§ DATA:
══════
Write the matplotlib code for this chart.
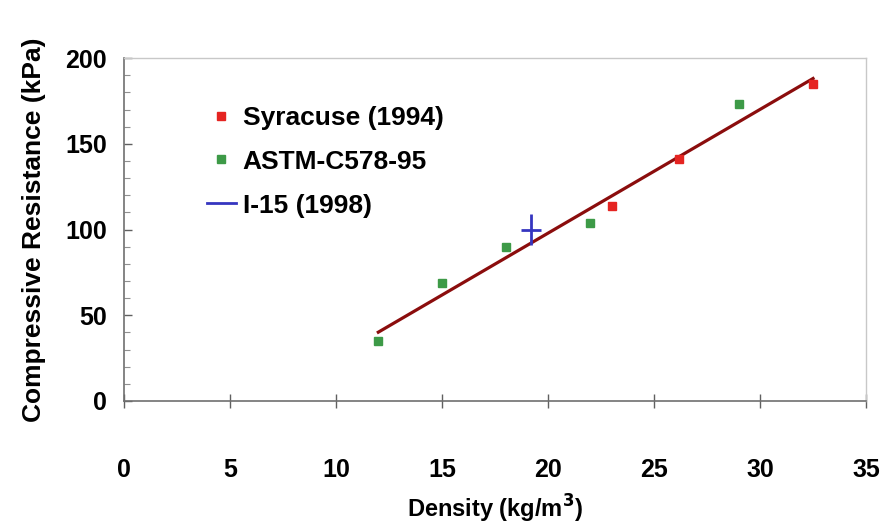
import numpy as np
import matplotlib
matplotlib.use("Agg")
import matplotlib.pyplot as plt
from matplotlib.lines import Line2D

plt.rcParams['font.family'] = ['Liberation Sans', 'DejaVu Sans']
plt.rcParams['font.weight'] = 'bold'

# data
syr_x = [23.0, 26.2, 32.5]
syr_y = [114, 141, 185]
astm_x = [12, 15, 18, 22, 29]
astm_y = [35, 69, 90, 104, 173]
i15_x = [19.2]
i15_y = [100]
i15_xerr = [0.45]
i15_yerr = [9]

fig = plt.figure(figsize=(8.91, 5.29), dpi=100)
ax = fig.add_axes([0.139, 0.242, 0.833, 0.648])

# linear trend through all points
all_x = np.array(syr_x + astm_x)
all_y = np.array(syr_y + astm_y)
k, b = np.polyfit(all_x, all_y, 1)
tx = np.array([min(all_x), max(all_x)])
ax.plot(tx, k * tx + b, color="#8b0d0d", lw=2.3, zorder=2)

ax.plot(syr_x, syr_y, "s", color="#e52421", ms=5.5, zorder=3)
ax.plot(astm_x, astm_y, "s", color="#3d9a47", ms=5.5, zorder=3)
ax.errorbar(i15_x, i15_y, xerr=i15_xerr, yerr=i15_yerr, fmt="none",
            ecolor="#3535c0", elinewidth=2, capsize=0, zorder=4)

ax.set_xlim(0, 35)
ax.set_ylim(0, 200)
ax.set_xticks(range(0, 36, 5))
ax.set_yticks(range(0, 201, 50))
ax.set_yticks(range(0, 201, 10), minor=True)
ax.tick_params(axis="x", direction="inout", length=10, width=1, color="#606060",
               labelsize=18, pad=36)
ax.tick_params(axis="y", which="major", direction="in", length=6, width=1,
               color="#606060", labelsize=18, pad=12)
ax.tick_params(axis="y", which="minor", direction="in", length=4, width=0.8,
               color="#909090")

for s in ["left", "bottom"]:
    ax.spines[s].set_color("#707070")
    ax.spines[s].set_linewidth(1.2)
for s in ["top", "right"]:
    ax.spines[s].set_color("#c8c8c8")
    ax.spines[s].set_linewidth(1)

ax.set_xlabel("Density (kg/m$^{\\mathbf{3}}$)", fontsize=17, fontweight="bold", labelpad=8)
ax.set_ylabel("Compressive Resistance (kPa)", fontsize=19, fontweight="bold", labelpad=14)

handles = [
    Line2D([], [], ls="none", marker="s", color="#e52421", ms=5.5),
    Line2D([], [], ls="none", marker="s", color="#3d9a47", ms=5.5),
    Line2D([], [], color="#3535c0", lw=2),
]
ax.legend(handles, ["Syracuse (1994)", "ASTM-C578-95", "I-15 (1998)"],
          loc="upper left", bbox_to_anchor=(0.08, 0.93), frameon=False,
          fontsize=19, handlelength=1.1, handletextpad=0.25, labelspacing=0.75)

fig.savefig("out.png", dpi=100)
══════
§ REQUIREMENT:
Working from the material above, transcribe it exactly while omitting pictures.

§ PROBLEM SOLUTION:
Write the matplotlib code for this chart.
import numpy as np
import matplotlib
matplotlib.use("Agg")
import matplotlib.pyplot as plt
from matplotlib.lines import Line2D

plt.rcParams['font.family'] = ['Liberation Sans', 'DejaVu Sans']
plt.rcParams['font.weight'] = 'bold'

# data
syr_x = [23.0, 26.2, 32.5]
syr_y = [114, 141, 185]
astm_x = [12, 15, 18, 22, 29]
astm_y = [35, 69, 90, 104, 173]
i15_x = [19.2]
i15_y = [100]
i15_xerr = [0.45]
i15_yerr = [9]

fig = plt.figure(figsize=(8.91, 5.29), dpi=100)
ax = fig.add_axes([0.139, 0.242, 0.833, 0.648])

# linear trend through all points
all_x = np.array(syr_x + astm_x)
all_y = np.array(syr_y + astm_y)
k, b = np.polyfit(all_x, all_y, 1)
tx = np.array([min(all_x), max(all_x)])
ax.plot(tx, k * tx + b, color="#8b0d0d", lw=2.3, zorder=2)

ax.plot(syr_x, syr_y, "s", color="#e52421", ms=5.5, zorder=3)
ax.plot(astm_x, astm_y, "s", color="#3d9a47", ms=5.5, zorder=3)
ax.errorbar(i15_x, i15_y, xerr=i15_xerr, yerr=i15_yerr, fmt="none",
            ecolor="#3535c0", elinewidth=2, capsize=0, zorder=4)

ax.set_xlim(0, 35)
ax.set_ylim(0, 200)
ax.set_xticks(range(0, 36, 5))
ax.set_yticks(range(0, 201, 50))
ax.set_yticks(range(0, 201, 10), minor=True)
ax.tick_params(axis="x", direction="inout", length=10, width=1, color="#606060",
               labelsize=18, pad=36)
ax.tick_params(axis="y", which="major", direction="in", length=6, width=1,
               color="#606060", labelsize=18, pad=12)
ax.tick_params(axis="y", which="minor", direction="in", length=4, width=0.8,
               color="#909090")

for s in ["left", "bottom"]:
    ax.spines[s].set_color("#707070")
    ax.spines[s].set_linewidth(1.2)
for s in ["top", "right"]:
    ax.spines[s].set_color("#c8c8c8")
    ax.spines[s].set_linewidth(1)

ax.set_xlabel("Density (kg/m$^{\\mathbf{3}}$)", fontsize=17, fontweight="bold", labelpad=8)
ax.set_ylabel("Compressive Resistance (kPa)", fontsize=19, fontweight="bold", labelpad=14)

handles = [
    Line2D([], [], ls="none", marker="s", color="#e52421", ms=5.5),
    Line2D([], [], ls="none", marker="s", color="#3d9a47", ms=5.5),
    Line2D([], [], color="#3535c0", lw=2),
]
ax.legend(handles, ["Syracuse (1994)", "ASTM-C578-95", "I-15 (1998)"],
          loc="upper left", bbox_to_anchor=(0.08, 0.93), frameon=False,
          fontsize=19, handlelength=1.1, handletextpad=0.25, labelspacing=0.75)

fig.savefig("out.png", dpi=100)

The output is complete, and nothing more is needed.